:: Stated problem ::
Write the data out again exactly, with no pictures.

───── Information supplied ─────

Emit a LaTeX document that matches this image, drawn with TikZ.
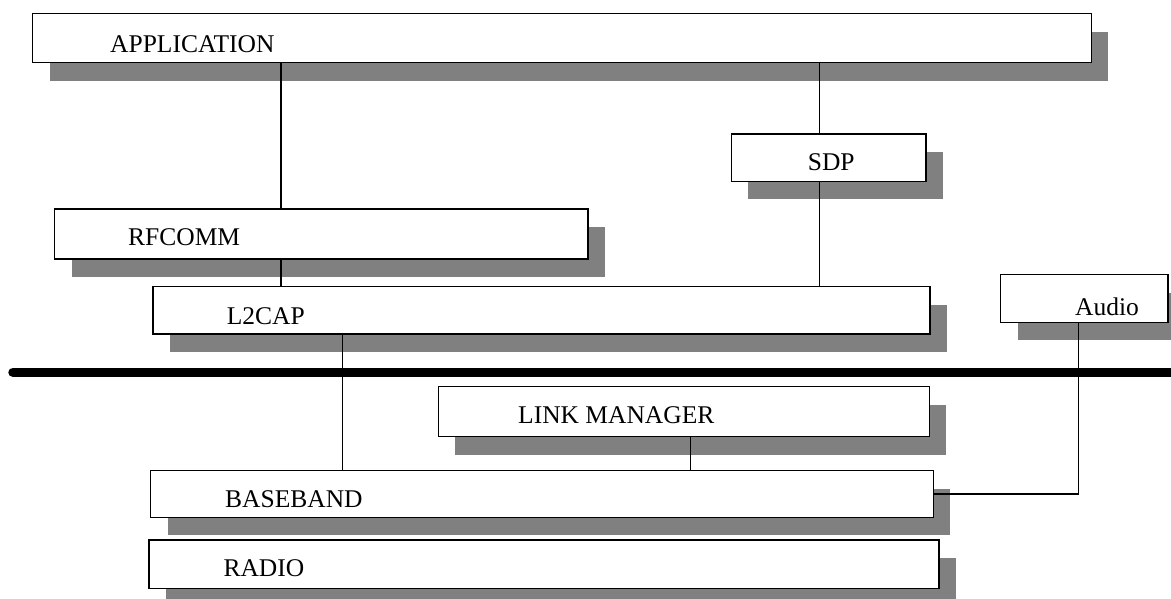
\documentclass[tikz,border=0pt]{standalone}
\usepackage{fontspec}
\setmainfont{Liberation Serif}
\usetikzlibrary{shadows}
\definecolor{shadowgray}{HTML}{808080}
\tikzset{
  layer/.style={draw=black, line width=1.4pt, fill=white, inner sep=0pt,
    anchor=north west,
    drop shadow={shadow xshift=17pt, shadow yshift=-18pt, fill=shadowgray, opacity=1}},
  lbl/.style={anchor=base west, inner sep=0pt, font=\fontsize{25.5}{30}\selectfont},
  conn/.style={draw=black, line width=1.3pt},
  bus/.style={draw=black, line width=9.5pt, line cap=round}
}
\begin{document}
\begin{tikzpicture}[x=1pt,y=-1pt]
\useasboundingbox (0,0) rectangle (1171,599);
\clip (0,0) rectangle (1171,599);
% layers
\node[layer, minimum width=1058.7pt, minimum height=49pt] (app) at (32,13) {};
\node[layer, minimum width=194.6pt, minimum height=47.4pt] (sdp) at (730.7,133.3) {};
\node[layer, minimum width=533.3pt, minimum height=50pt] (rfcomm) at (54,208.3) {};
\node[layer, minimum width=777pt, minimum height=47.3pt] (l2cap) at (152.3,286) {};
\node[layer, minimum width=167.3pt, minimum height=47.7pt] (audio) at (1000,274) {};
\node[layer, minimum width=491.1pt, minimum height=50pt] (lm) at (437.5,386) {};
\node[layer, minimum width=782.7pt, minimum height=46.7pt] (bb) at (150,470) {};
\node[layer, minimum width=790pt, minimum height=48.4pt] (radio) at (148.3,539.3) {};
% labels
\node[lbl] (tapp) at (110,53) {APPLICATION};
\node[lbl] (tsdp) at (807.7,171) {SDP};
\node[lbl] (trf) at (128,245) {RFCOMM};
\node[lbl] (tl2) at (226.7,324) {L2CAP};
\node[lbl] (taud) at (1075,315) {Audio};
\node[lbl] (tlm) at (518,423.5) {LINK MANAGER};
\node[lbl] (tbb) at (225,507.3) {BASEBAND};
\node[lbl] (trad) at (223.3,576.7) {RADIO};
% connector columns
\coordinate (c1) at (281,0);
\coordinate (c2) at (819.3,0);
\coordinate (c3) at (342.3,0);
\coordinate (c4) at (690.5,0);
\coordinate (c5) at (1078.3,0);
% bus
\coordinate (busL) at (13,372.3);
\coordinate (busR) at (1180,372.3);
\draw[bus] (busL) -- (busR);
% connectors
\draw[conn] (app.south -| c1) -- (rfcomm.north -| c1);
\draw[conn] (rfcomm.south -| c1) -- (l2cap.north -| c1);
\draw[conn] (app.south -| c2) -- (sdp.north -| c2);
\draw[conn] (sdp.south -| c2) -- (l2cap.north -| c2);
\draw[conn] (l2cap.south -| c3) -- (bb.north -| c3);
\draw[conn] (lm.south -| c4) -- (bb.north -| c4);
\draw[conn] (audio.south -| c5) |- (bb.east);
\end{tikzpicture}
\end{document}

─────

:: Solution to this problem ::
Emit a LaTeX document that matches this image, drawn with TikZ.
\documentclass[tikz,border=0pt]{standalone}
\usepackage{fontspec}
\setmainfont{Liberation Serif}
\usetikzlibrary{shadows}
\definecolor{shadowgray}{HTML}{808080}
\tikzset{
  layer/.style={draw=black, line width=1.4pt, fill=white, inner sep=0pt,
    anchor=north west,
    drop shadow={shadow xshift=17pt, shadow yshift=-18pt, fill=shadowgray, opacity=1}},
  lbl/.style={anchor=base west, inner sep=0pt, font=\fontsize{25.5}{30}\selectfont},
  conn/.style={draw=black, line width=1.3pt},
  bus/.style={draw=black, line width=9.5pt, line cap=round}
}
\begin{document}
\begin{tikzpicture}[x=1pt,y=-1pt]
\useasboundingbox (0,0) rectangle (1171,599);
\clip (0,0) rectangle (1171,599);
% layers
\node[layer, minimum width=1058.7pt, minimum height=49pt] (app) at (32,13) {};
\node[layer, minimum width=194.6pt, minimum height=47.4pt] (sdp) at (730.7,133.3) {};
\node[layer, minimum width=533.3pt, minimum height=50pt] (rfcomm) at (54,208.3) {};
\node[layer, minimum width=777pt, minimum height=47.3pt] (l2cap) at (152.3,286) {};
\node[layer, minimum width=167.3pt, minimum height=47.7pt] (audio) at (1000,274) {};
\node[layer, minimum width=491.1pt, minimum height=50pt] (lm) at (437.5,386) {};
\node[layer, minimum width=782.7pt, minimum height=46.7pt] (bb) at (150,470) {};
\node[layer, minimum width=790pt, minimum height=48.4pt] (radio) at (148.3,539.3) {};
% labels
\node[lbl] (tapp) at (110,53) {APPLICATION};
\node[lbl] (tsdp) at (807.7,171) {SDP};
\node[lbl] (trf) at (128,245) {RFCOMM};
\node[lbl] (tl2) at (226.7,324) {L2CAP};
\node[lbl] (taud) at (1075,315) {Audio};
\node[lbl] (tlm) at (518,423.5) {LINK MANAGER};
\node[lbl] (tbb) at (225,507.3) {BASEBAND};
\node[lbl] (trad) at (223.3,576.7) {RADIO};
% connector columns
\coordinate (c1) at (281,0);
\coordinate (c2) at (819.3,0);
\coordinate (c3) at (342.3,0);
\coordinate (c4) at (690.5,0);
\coordinate (c5) at (1078.3,0);
% bus
\coordinate (busL) at (13,372.3);
\coordinate (busR) at (1180,372.3);
\draw[bus] (busL) -- (busR);
% connectors
\draw[conn] (app.south -| c1) -- (rfcomm.north -| c1);
\draw[conn] (rfcomm.south -| c1) -- (l2cap.north -| c1);
\draw[conn] (app.south -| c2) -- (sdp.north -| c2);
\draw[conn] (sdp.south -| c2) -- (l2cap.north -| c2);
\draw[conn] (l2cap.south -| c3) -- (bb.north -| c3);
\draw[conn] (lm.south -| c4) -- (bb.north -| c4);
\draw[conn] (audio.south -| c5) |- (bb.east);
\end{tikzpicture}
\end{document}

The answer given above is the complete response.